Runtime detection matters because preventive controls are incomplete. You need signals that show unusual process activity, unexpected network connections, policy failures, and changes to sensitive resources. Connect those signals to containment and recovery procedures.
Security also has layers
Lifecycle stages describe when a control acts. Layers describe where it acts.
A cloud native system includes cloud accounts, networks, hosts, orchestration, container runtimes, workloads, application code, data, and delivery systems. Each layer depends on guarantees from the layer below it. Strong application authorization cannot repair a compromised cloud account. A signed image does not make an overprivileged runtime safe.
Containers need special care. They package applications and provide isolation, but commonly share a host operating-system kernel. NIST identifies risks in images, registries, orchestrators, containers, and hosts. Choose isolation that matches the workload's trust level. A hostile multi-tenant workload may need a stronger boundary than a standard container provides.

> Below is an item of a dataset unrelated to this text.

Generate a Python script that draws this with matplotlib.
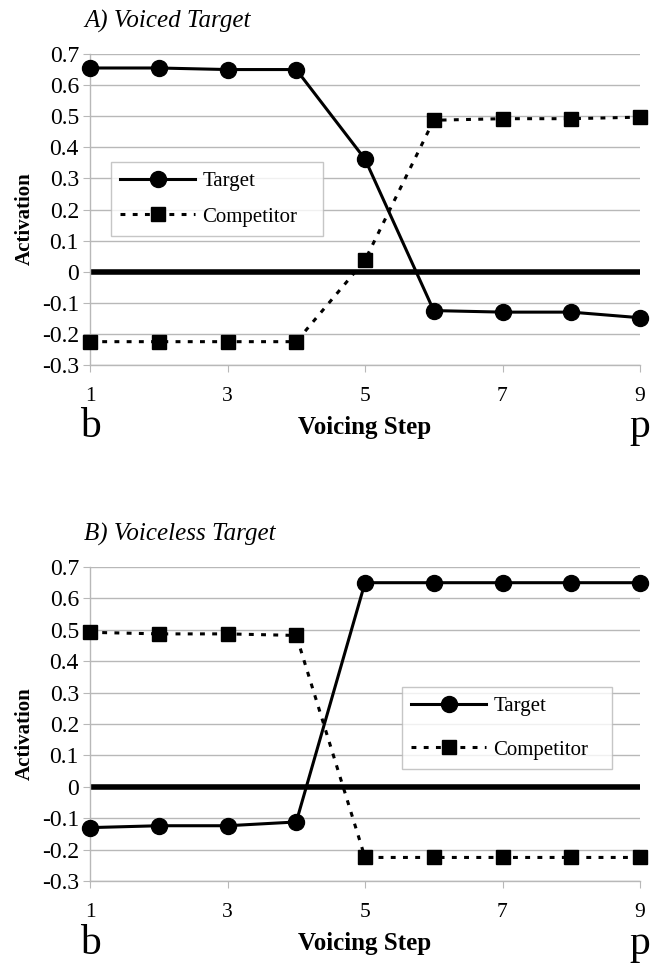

Identity replaces location as the anchor
Cloud native workloads are dynamic. An Internet Protocol address can change when a workload restarts. Network location alone is weak evidence of identity.
Use authenticated identities for people, services, and workloads. Grant the minimum permissions needed. Prefer short-lived credentials that rotate automatically. Evaluate authorization at the resource that understands the requested action.
Network controls still matter. They reduce reachable paths and limit damage. They complement identity and authorization instead of replacing them.
Automation makes controls repeatable
Cloud native delivery creates many small changes. Security controls must run at comparable speed. Put tests and policy checks in the paths that already build and deploy software.
Automation is not judgment. A scanner reports evidence about known issues. A signature binds an identity to data. A policy engine applies declared rules. None of these decides your acceptable risk without context.
Define ownership for every control. Decide what blocks a release, what creates a warning, and who handles exceptions. Keep exceptions narrow, time-bound, and visible.
A practical operating loop
Use this loop for one service before expanding it across a platform:
- Map the service, its data, identities, dependencies, and trust boundaries.
- Identify threats across develop, distribute, deploy, and runtime.
- Choose controls for prevention, detection, response, and recovery.
- Automate checks at the earliest useful stage.
- Verify evidence again at each handoff.
- Observe production behavior and test response procedures.
- Feed incidents and near misses back into the threat model.
Measure outcomes, not tool count. Useful questions include: Can an unauthorized artifact reach production? Can one workload assume another workload's identity? Can you identify the source of a running artifact? Can you contain a compromised service without losing all evidence?
Who this course helps
Developers use this map to understand why build, dependency, identity, and runtime requirements exist. Platform engineers use it to design safe defaults and deployment guardrails. Security engineers use it to connect threat models, policy, telemetry, and response. Leaders use it to assign ownership across team boundaries.
Limits
Cloud native security does not mean that every control must be cloud-specific. Secure coding, access control, encryption, backups, and incident response still apply.
No single framework proves that a system is secure. A checklist is a starting point. A passing scan is a snapshot. Compliance evidence addresses defined requirements, not every threat. You still need current threat models, tested recovery, and people who understand the system.
This course gives you the map. The focused courses on Kubernetes security, container security, software supply-chain security, zero trust, and DevSecOps provide deeper implementation practice.